Los poetas, sobre todo los de la época romántica, incrementaban su aureola muriendo jóvenes, y si morían de tuberculosis o en algaradas revolucionarias, componían la figura perfecta. Evidentemente, murieron más de tuberculosis que de revoluciones, que solían contemplar desde la barrera. A lo largo del siglo XIX la tuberculosis era tan prestigiosa como ahora el sida. De los grandes poetas románticos ingleses, los más viejos, o por mejor decir, los que nacieron antes, Wordsworth y Coleridge, sobrevivieron a los más jóvenes, Byron, Shelley y Keats, y se da la circunstancia de que el más joven y que vivió menos, Keats, es el mejor, aunque ninguno puede ser considerado como «poeta menor».

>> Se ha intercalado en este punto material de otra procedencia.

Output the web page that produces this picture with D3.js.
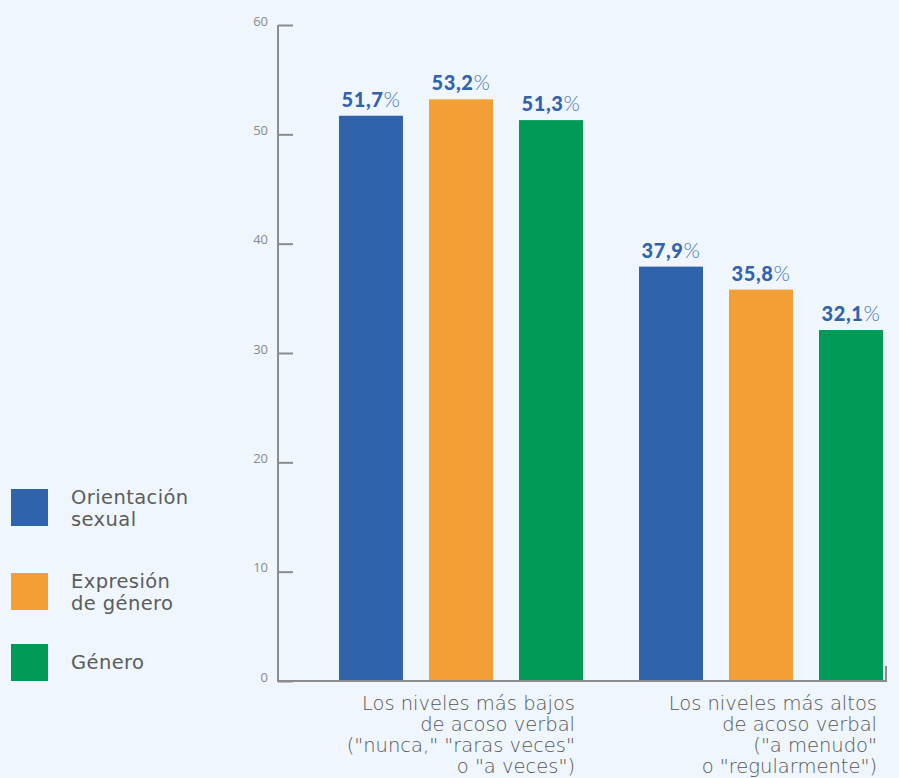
<!DOCTYPE html>
<html><head><meta charset="utf-8">
<script src="https://cdn.jsdelivr.net/npm/d3@7"></script>
<style>
html,body{margin:0;padding:0;background:#eff6fd;}
svg{display:block;}
</style></head>
<body>
<svg id="chart" width="899" height="778"></svg>
<script>
const categories = [
  ["Los niveles más bajos", "de acoso verbal", "(\"nunca,\" \"raras veces\"", "o \"a veces\")"],
  ["Los niveles más altos", "de acoso verbal", "(\"a menudo\"", "o \"regularmente\")"]
];
const seriesNames = [["Orientación", "sexual"], ["Expresión", "de género"], ["Género"]];
const seriesColors = ["#3162ac", "#f49f35", "#009a57"];
const orientacionSexual = [51.7, 37.9];
const expresionGenero = [53.2, 35.8];
const genero = [51.3, 32.1];
const yTicks = [0, 10, 20, 30, 40, 50, 60];

const seriesValues = [orientacionSexual, expresionGenero, genero];
const svg = d3.select("#chart");
const axisColor = "#8c8c8c";

const y = d3.scaleLinear().domain([0, 60]).range([681, 25]);
const groupCenters = [461, 761];
const x1 = d3.scaleBand().domain([0, 1, 2]).range([-122, 122]).paddingInner(26 / 90).paddingOuter(0);

// y axis
const yAxis = d3.axisRight(y).tickValues(yTicks).tickSize(15).tickFormat("");
const gy = svg.append("g").attr("transform", "translate(278,0)").call(yAxis);
gy.select(".domain").attr("stroke", axisColor).attr("stroke-width", 2).attr("d", "M0,25V681");
gy.selectAll(".tick line").attr("stroke", axisColor).attr("stroke-width", 2);
svg.append("g").selectAll("text").data(yTicks).join("text")
  .attr("x", 268).attr("y", d => y(d) - 4).attr("dy", "0.35em")
  .attr("text-anchor", "end").attr("fill", "#8a8a8a")
  .attr("font-family", "Open Sans, sans-serif").attr("font-size", 13)
  .text(d => d);

// bars
const bars = [];
seriesValues.forEach((vals, s) => vals.forEach((v, g) => bars.push({s, g, v})));
svg.append("g").selectAll("rect").data(bars).join("rect")
  .attr("x", d => groupCenters[d.g] + x1(d.s))
  .attr("width", x1.bandwidth())
  .attr("y", d => y(d.v))
  .attr("height", d => y(0) - y(d.v))
  .attr("fill", d => seriesColors[d.s]);

// value labels
const lbl = svg.append("g").selectAll("text").data(bars).join("text")
  .attr("x", d => groupCenters[d.g] + x1(d.s) + x1.bandwidth() / 2)
  .attr("y", d => y(d.v) - 9)
  .attr("text-anchor", "middle").attr("fill", "#3162ac")
  .attr("font-family", "Lato, sans-serif").attr("font-size", 20).attr("letter-spacing", 0.6);
lbl.append("tspan").attr("font-weight", "900").text(d => d.v.toFixed(1).replace(".", ","));
lbl.append("tspan").attr("font-weight", "300").attr("fill", "#4a76bd").attr("font-size", 21).text("%");

// x axis
svg.append("path").attr("d", "M277,681H887M886,681V666")
  .attr("stroke", axisColor).attr("stroke-width", 2).attr("fill", "none");

// category labels
const catRight = [575, 877];
categories.forEach((lines, g) => {
  const t = svg.append("text").attr("text-anchor", "end").attr("fill", "#555")
    .attr("font-family", "DejaVu Sans, sans-serif").attr("font-size", 19.5).attr("font-weight", 200);
  lines.forEach((ln, i) => t.append("tspan").attr("x", catRight[g]).attr("y", 710 + i * 21).text(ln));
});

// legend
const legY = [489, 573, 644];
const leg = svg.append("g");
seriesNames.forEach((nm, i) => {
  leg.append("rect").attr("x", 11).attr("y", legY[i]).attr("width", 37).attr("height", 37).attr("fill", seriesColors[i]);
  const t = leg.append("text").attr("fill", "#5c5c5c")
    .attr("font-family", "DejaVu Sans, sans-serif").attr("font-size", 19.5).attr("letter-spacing", 0.4);
  if (nm.length === 2) {
    t.append("tspan").attr("x", 71).attr("y", legY[i] + 15).text(nm[0]);
    t.append("tspan").attr("x", 71).attr("y", legY[i] + 37).text(nm[1]);
  } else {
    t.append("tspan").attr("x", 71).attr("y", legY[i] + 25).text(nm[0]);
  }
});
</script>
</body></html>
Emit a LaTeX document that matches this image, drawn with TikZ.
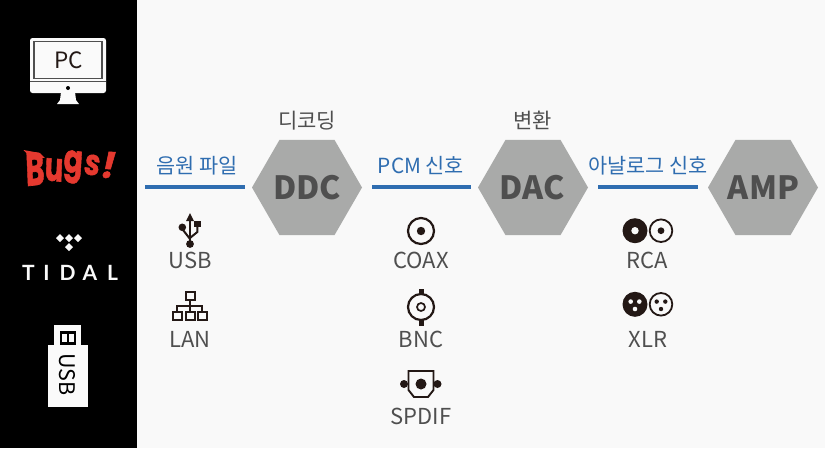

La literatura española es una literatura de longevos. Maeztu no alcanzó las edades de Azorín o Baroja porque le mataron. Y en la del 27, aunque era de poetas, los más sobrepasaron los 60, y algunos (Guillén, Alexandre, Dámaso Alonso), los 80. Por no mencionar a León Felipe y otros, que, aunque no eran tan finos, también llegaron a octogenarios. Guillén, en 1981, cumplidos los 88 años, consideró que «probablemente soy el escritor más viejo de la literatura española. León Felipe no llegó a mi edad. Calderón, por supuesto, tampoco». A lo que acota Alfonso Canales que Guillén «podrá haber vivido mucho, pero eso no implica necesariamente ser viejo». Lo mismo puede decirse de Gustavo Bueno, un jovencito con 84 años recién cumplidos. Y la nómina no se agota. El gran prosista Cristóbal Serra continúa en activo, escribiendo y publicando, y Muñoz Rojas, uno de nuestros mayores poetas, llega a centenario el año que viene. Ernts Jünger, al cumplir los 100 años, evocó a otro escritor centenario, Fontenelle. No era un gran escritor, pero sí fue uno de los escritores más longevos.



Después de pasar unos días en La Granda, uno sale convencido de que la vejez no existe. Allí coincidieron Sabino Fernández Campo con 90 años, Teodoro López Cuesta con 87, José María Martínez Cachero con 84 y Juan Velarde con 81, de manera que mientras Velarde nacía en Salas, Teo ya había hecho la primera comunión y Sabino el ingreso del Bachillerato. Por no mencionar al capellán, don Servando, a punto de cumplir los 80 y a quien nadie que juzgue por el aspecto exterior le echaría más de 70. Y ahí le tenemos hecho un chaval, aunque los espárragos le producen gota. Todos ellos están lúcidos, magníficos, comen de todo, pasean hasta el puente ante de cenar (menos Cachero, que ya no camina a grandes zancadas, como antes) y poseen un espléndido sentido del humor. Sabino Fernández Campo afirma en el ensayo «Envejecimiento y política», incluido en sus «Escritos morales y políticos»: «Quisiera dar a mis amigos más jóvenes que yo -que son casi todos- el sincero consejo de que se esfuercen por todos los medios para cumplir los 80. Verán cómo se trata de un momento clave, de importancia muy superior a otras fechas y aniversarios que pueden marcar también etapas diferentes de la vida, pero no tan decisivas y serias como la de alcanzar una edad que tiene tanto de respetable y de alarmante a la vez». No cabe duda de que desde los 80 años se contempla la vida de otro modo: pero cualquiera firmaría por llegar a los 80 como Sabino llegó a los 90. Como escribió Vauvenargues: «Se es joven mientras se piensa que los buenos tiempos están todavía por llegar».